◆ DO THIS:
Pictures excluded, reproduce exactly the lines below from the one with "Reproduce this chart with Plotly." through the one with "il33_err = [0, 0.2, 0.5, 0.7]", both included.

◆ INFORMATION GIVEN:

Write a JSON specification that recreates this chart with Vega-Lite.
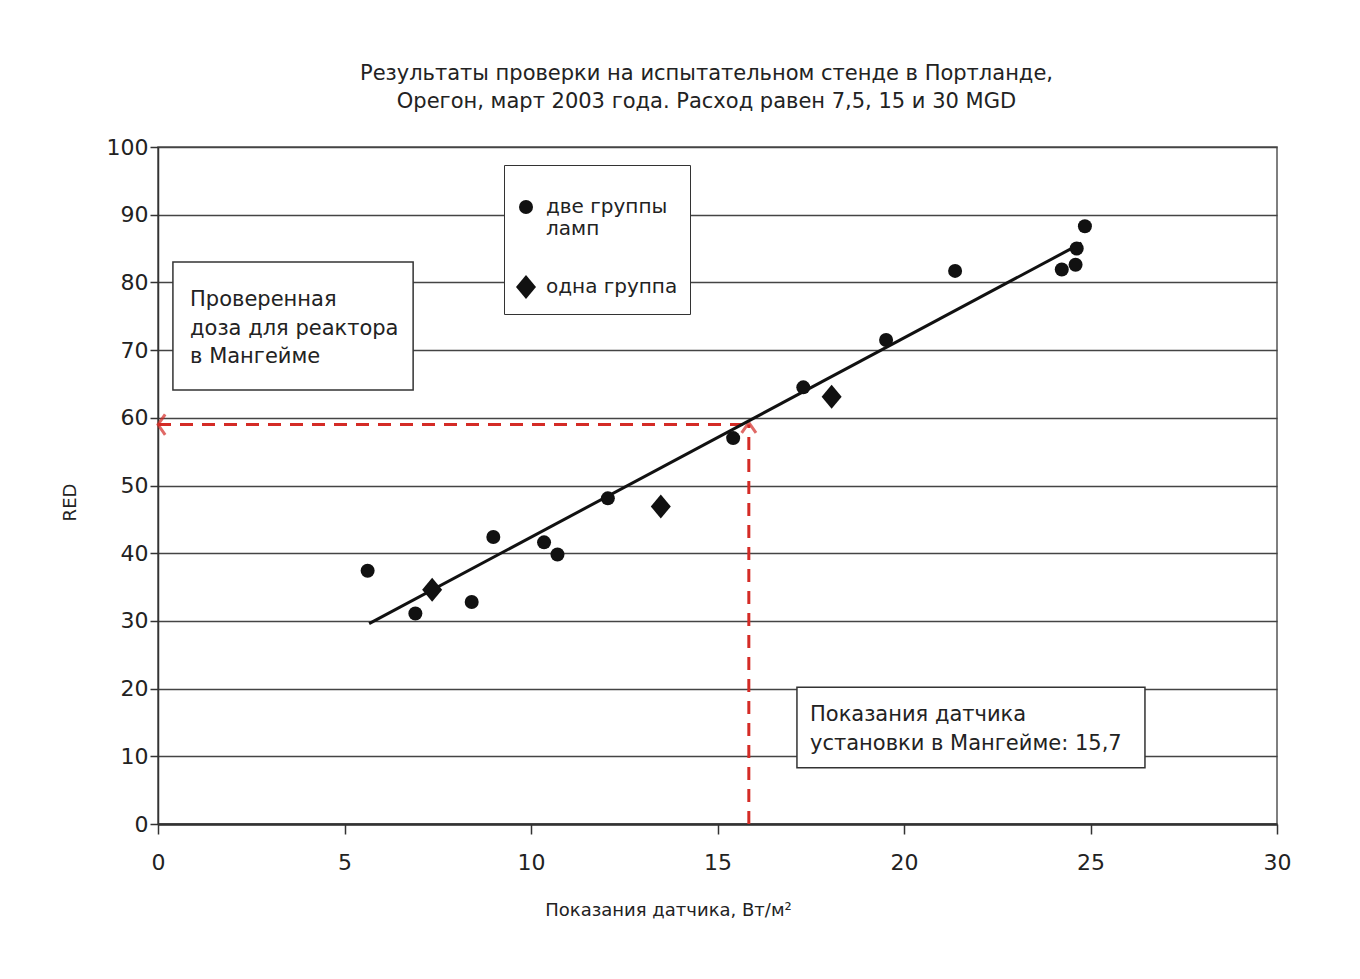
{
  "$schema": "https://vega.github.io/schema/vega-lite/v6.json",
  "autosize": "none",
  "padding": {"left": 158, "top": 147, "right": 83, "bottom": 155},
  "width": 1119,
  "height": 677,
  "background": "#ffffff",
  "title": {
    "text": ["Результаты проверки на испытательном стенде в Портланде,", "Орегон, март 2003 года. Расход равен 7,5, 15 и 30 MGD"],
    "font": "DejaVu Sans",
    "fontSize": 21,
    "fontWeight": "normal",
    "color": "#222222",
    "anchor": "middle",
    "lineHeight": 28,
    "offset": 24,
    "dx": -11
  },
  "config": {
    "view": {"stroke": "#555555", "strokeWidth": 1.5},
    "axis": {
      "labelFont": "DejaVu Sans",
      "titleFont": "DejaVu Sans",
      "labelColor": "#222222",
      "titleColor": "#222222",
      "titleFontWeight": "normal",
      "domainColor": "#333333",
      "tickColor": "#333333"
    }
  },
  "datasets": {
    "points": [
      {"x": 5.62, "y": 37.4, "group": "две группы ламп"},
      {"x": 6.90, "y": 31.1, "group": "две группы ламп"},
      {"x": 8.41, "y": 32.8, "group": "две группы ламп"},
      {"x": 8.99, "y": 42.4, "group": "две группы ламп"},
      {"x": 10.35, "y": 41.6, "group": "две группы ламп"},
      {"x": 10.71, "y": 39.8, "group": "две группы ламп"},
      {"x": 12.06, "y": 48.1, "group": "две группы ламп"},
      {"x": 15.42, "y": 57.0, "group": "две группы ламп"},
      {"x": 17.30, "y": 64.5, "group": "две группы ламп"},
      {"x": 19.52, "y": 71.5, "group": "две группы ламп"},
      {"x": 21.37, "y": 81.7, "group": "две группы ламп"},
      {"x": 24.23, "y": 81.9, "group": "две группы ламп"},
      {"x": 24.60, "y": 82.6, "group": "две группы ламп"},
      {"x": 24.63, "y": 85.0, "group": "две группы ламп"},
      {"x": 24.85, "y": 88.3, "group": "две группы ламп"},
      {"x": 7.35, "y": 34.6, "group": "одна группа"},
      {"x": 13.48, "y": 46.9, "group": "одна группа"},
      {"x": 18.06, "y": 63.1, "group": "одна группа"}
    ],
    "fit": [
      {"x": 5.66, "y": 29.6},
      {"x": 24.76, "y": 85.8}
    ],
    "guides": [
      {"x": 0, "x2": 15.84, "y": 59.0, "y2": 59.0},
      {"x": 15.84, "x2": 15.84, "y": 0, "y2": 59.0}
    ],
    "arrowLeft": [{"x": 0, "y": 59.0}],
    "arrowUp": [{"x": 15.84, "y": 59.3}],
    "boxes": [
      {"x": 0.40, "x2": 6.84, "y": 83.0, "y2": 64.1},
      {"x": 17.13, "x2": 26.46, "y": 20.2, "y2": 8.3}
    ],
    "notes": [
      {"x": 0.86, "y": 79.0, "text": "Проверенная\nдоза для реактора\nв Мангейме"},
      {"x": 17.48, "y": 17.7, "text": "Показания датчика\nустановки в Мангейме: 15,7"}
    ]
  },
  "encoding": {
    "x": {
      "field": "x", "type": "quantitative",
      "scale": {"domain": [0, 30], "nice": false},
      "axis": {
        "title": "Показания датчика, Вт/м²",
        "values": [0, 5, 10, 15, 20, 25, 30],
        "grid": false,
        "domainWidth": 2.5,
        "tickSize": 10,
        "tickWidth": 1.5,
        "labelFontSize": 22,
        "labelPadding": 18,
        "labelFlush": false,
        "titleFontSize": 18,
        "titlePadding": 28,
        "titleX": 510
      }
    },
    "y": {
      "field": "y", "type": "quantitative",
      "scale": {"domain": [0, 100], "nice": false},
      "axis": {
        "title": "RED",
        "values": [0, 10, 20, 30, 40, 50, 60, 70, 80, 90, 100],
        "grid": true,
        "gridColor": "#444444",
        "gridWidth": 1.5,
        "domainWidth": 1.5,
        "tickSize": 8,
        "tickWidth": 1.5,
        "labelFontSize": 22,
        "labelPadding": 2,
        "labelFlush": false,
        "titleFontSize": 18,
        "titlePadding": 27,
        "titleY": 355
      }
    }
  },
  "layer": [
    {
      "data": {"name": "boxes"},
      "mark": {"type": "rect", "fill": "#ffffff", "stroke": "#333333", "strokeWidth": 1.5},
      "encoding": {
        "x2": {"field": "x2"},
        "y2": {"field": "y2"}
      }
    },
    {
      "data": {"name": "notes"},
      "mark": {"type": "text", "align": "left", "baseline": "top", "lineBreak": "\n", "lineHeight": 28.5, "font": "DejaVu Sans", "fontSize": 21, "color": "#222222"},
      "encoding": {
        "text": {"field": "text"}
      }
    },
    {
      "data": {"name": "guides"},
      "mark": {"type": "rule", "color": "#d42b26", "strokeWidth": 3, "strokeDash": [13, 9]},
      "encoding": {
        "x2": {"field": "x2"},
        "y2": {"field": "y2"}
      }
    },
    {
      "data": {"name": "arrowLeft"},
      "mark": {"type": "point", "shape": "M 0.7 -1 L 0 0 L 0.7 1", "filled": false, "stroke": "#d42b26", "strokeWidth": 3, "size": 420}
    },
    {
      "data": {"name": "arrowUp"},
      "mark": {"type": "point", "shape": "M -0.7 1 L 0 0 L 0.7 1", "filled": false, "stroke": "#d42b26", "strokeWidth": 3, "size": 420}
    },
    {
      "data": {"name": "fit"},
      "mark": {"type": "line", "color": "#111111", "strokeWidth": 3}
    },
    {
      "data": {"name": "points"},
      "mark": {"type": "point", "filled": true, "opacity": 1, "color": "#111111", "size": 196},
      "encoding": {
        "shape": {
          "field": "group", "type": "nominal",
          "scale": {"domain": ["две группы ламп", "одна группа"], "range": ["circle", "M-1.43,0L0,-1.71L1.43,0L0,1.71Z"]},
          "legend": {
            "title": " ",
            "titleFontSize": 10,
            "titlePadding": 10,
            "orient": "none",
            "legendX": 346,
            "legendY": 18,
            "direction": "vertical",
            "fillColor": "#ffffff",
            "strokeColor": "#333333",
            "padding": 12,
            "rowPadding": 33,
            "labelFont": "DejaVu Sans",
            "labelFontSize": 20,
            "labelColor": "#222222",
            "labelBaseline": "middle",
            "labelOffset": 10,
            "symbolSize": 196,
            "symbolFillColor": "#111111",
            "symbolStrokeColor": "#111111",
            "labelExpr": "datum.label == 'две группы ламп' ? ['две группы', 'ламп'] : datum.label"
          }
        }
      }
    }
  ]
}
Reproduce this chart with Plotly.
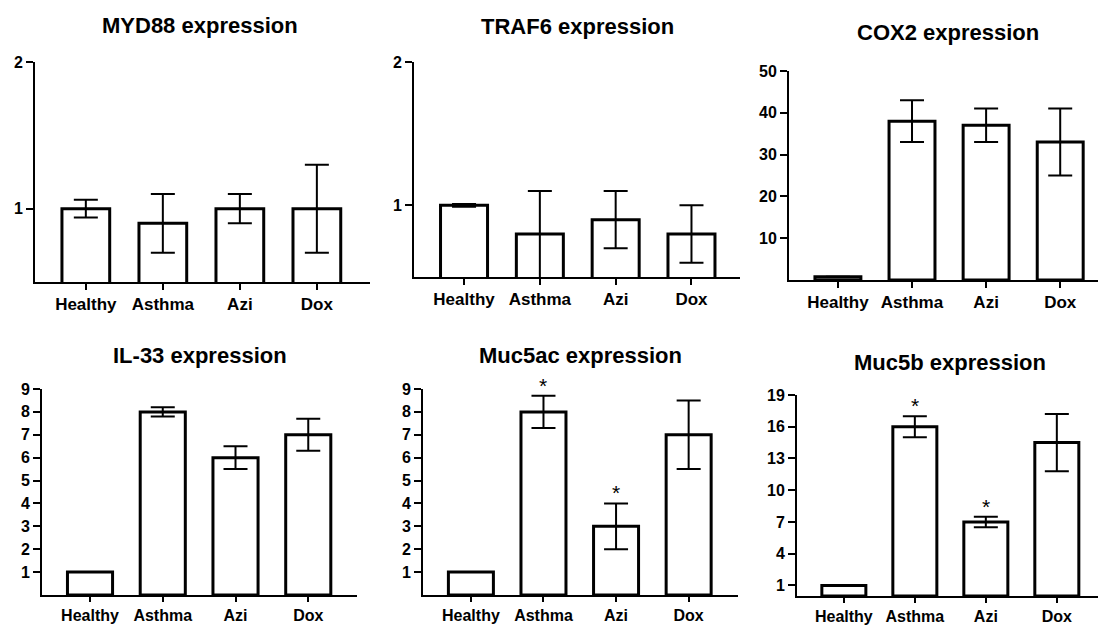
import plotly.graph_objects as go

W, H = 1099, 626

groups = ["Healthy", "Asthma", "Azi", "Dox"]

titles = ["MYD88 expression", "TRAF6 expression", "COX2 expression",
          "IL-33 expression", "Muc5ac expression", "Muc5b expression"]

myd88 = [1.0, 0.9, 1.0, 1.0]
myd88_err = [0.06, 0.2, 0.1, 0.3]

traf6 = [1.0, 0.8, 0.9, 0.8]
traf6_err_up = [0.01, 0.3, 0.2, 0.2]
traf6_err_down = [0.01, 0.35, 0.2, 0.2]

cox2 = [0.8, 38, 37, 33]
cox2_err_up = [0, 5, 4, 8]
cox2_err_down = [0, 5, 4, 8]

il33 = [1.0, 8.0, 6.0, 7.0]
il33_err = [0, 0.2, 0.5, 0.7]

muc5ac = [1.0, 8.0, 3.0, 7.0]
muc5ac_err = [0, 0.7, 1.0, 1.5]
muc5ac_sig = ["", "*", "*", ""]

muc5b = [1.0, 16.0, 7.0, 14.5]
muc5b_err = [0, 1.0, 0.5, 2.7]
muc5b_sig = ["", "*", "*", ""]

y_ranges = [[0.5, 2], [0.5, 2], [0, 50], [0, 9], [0, 9], [0, 19]]
y_ticks = [[1, 2], [1, 2], [10, 20, 30, 40, 50],
           list(range(1, 10)), list(range(1, 10)), [1, 4, 7, 10, 13, 16, 19]]

panels = [
    (myd88, myd88_err, myd88_err, None),
    (traf6, traf6_err_up, traf6_err_down, None),
    (cox2, cox2_err_up, cox2_err_down, None),
    (il33, il33_err, il33_err, None),
    (muc5ac, muc5ac_err, muc5ac_err, muc5ac_sig),
    (muc5b, muc5b_err, muc5b_err, muc5b_sig),
]

# pixel boxes (left, right, top, bottom) of each plotting area
boxes = [(35, 370, 62, 282), (414, 740, 62, 277), (789, 1098, 71, 280),
         (42, 357, 389, 595), (423, 738, 389, 595), (797, 1098, 395, 596)]
x_right = [3.69, 3.64, 3.51, 3.67, 3.68, 3.58]
x_ticklen = [6, 6, 6, 5, 5, 5]
title_pos = [(200, 26), (577, 27), (948, 33), (200, 355), (580, 355), (950, 362)]

FONT = "Liberation Sans, Arial, sans-serif"

fig = go.Figure()
annotations = []
for i, (vals, eu, ed, sig) in enumerate(panels):
    n = i + 1
    xa = "x" if n == 1 else f"x{n}"
    ya = "y" if n == 1 else f"y{n}"
    fig.add_trace(go.Bar(
        x=groups, y=vals, xaxis=xa, yaxis=ya, width=0.62,
        marker=dict(color="white", line=dict(color="black", width=3)),
        error_y=dict(type="data", array=eu, arrayminus=ed, symmetric=False,
                     color="black", thickness=2, width=12),
        showlegend=False, hoverinfo="skip",
    ))
    l, r, t, b = boxes[i]
    xkey = "xaxis" if n == 1 else f"xaxis{n}"
    ykey = "yaxis" if n == 1 else f"yaxis{n}"
    fig.layout[xkey] = dict(
        domain=[l / W, r / W], anchor=ya, type="category", automargin=False,
        range=[-0.66, x_right[i]], showline=True, linecolor="black", linewidth=2,
        ticks="outside", ticklen=x_ticklen[i], tickwidth=2, tickcolor="black",
        showgrid=False, zeroline=False,
        tickfont=dict(family=FONT, size=17 if n <= 3 else 16, color="black", weight="bold"),
        fixedrange=True,
    )
    fig.layout[ykey] = dict(
        domain=[1 - b / H, 1 - t / H], anchor=xa, automargin=False,
        range=y_ranges[i], tickvals=y_ticks[i], showline=True, linecolor="black",
        linewidth=2, ticks="outside", ticklen=7, tickwidth=2, tickcolor="black",
        showgrid=False, zeroline=False,
        tickfont=dict(family=FONT, size=16, color="black", weight="bold"),
        fixedrange=True,
    )
    tx, ty = title_pos[i]
    annotations.append(dict(
        text=f"<b>{titles[i]}</b>", x=tx / W, y=1 - ty / H, xref="paper", yref="paper",
        xanchor="center", yanchor="middle", showarrow=False,
        font=dict(family=FONT, size=22, color="black"),
    ))
    if sig:
        for g, v, e, s in zip(groups, vals, eu, sig):
            if s:
                annotations.append(dict(
                    text=s, x=g, y=v + e, xref=xa, yref=ya, xanchor="center",
                    yanchor="bottom", showarrow=False, yshift=-3,
                    font=dict(family=FONT, size=21, color="black"),
                ))

fig.update_layout(
    width=W, height=H,
    margin=dict(l=0, r=0, t=0, b=0, pad=0, autoexpand=False),
    paper_bgcolor="white", plot_bgcolor="white", bargap=0.38,
    annotations=annotations,
)

fig.write_html(
    "out.html",
    config={"displayModeBar": False},
    post_script="document.body.style.margin='0';document.body.style.overflow='hidden';",
)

◆ OUTPUT BELOW:
Reproduce this chart with Plotly.
import plotly.graph_objects as go

W, H = 1099, 626

groups = ["Healthy", "Asthma", "Azi", "Dox"]

titles = ["MYD88 expression", "TRAF6 expression", "COX2 expression",
          "IL-33 expression", "Muc5ac expression", "Muc5b expression"]

myd88 = [1.0, 0.9, 1.0, 1.0]
myd88_err = [0.06, 0.2, 0.1, 0.3]

traf6 = [1.0, 0.8, 0.9, 0.8]
traf6_err_up = [0.01, 0.3, 0.2, 0.2]
traf6_err_down = [0.01, 0.35, 0.2, 0.2]

cox2 = [0.8, 38, 37, 33]
cox2_err_up = [0, 5, 4, 8]
cox2_err_down = [0, 5, 4, 8]

il33 = [1.0, 8.0, 6.0, 7.0]
il33_err = [0, 0.2, 0.5, 0.7]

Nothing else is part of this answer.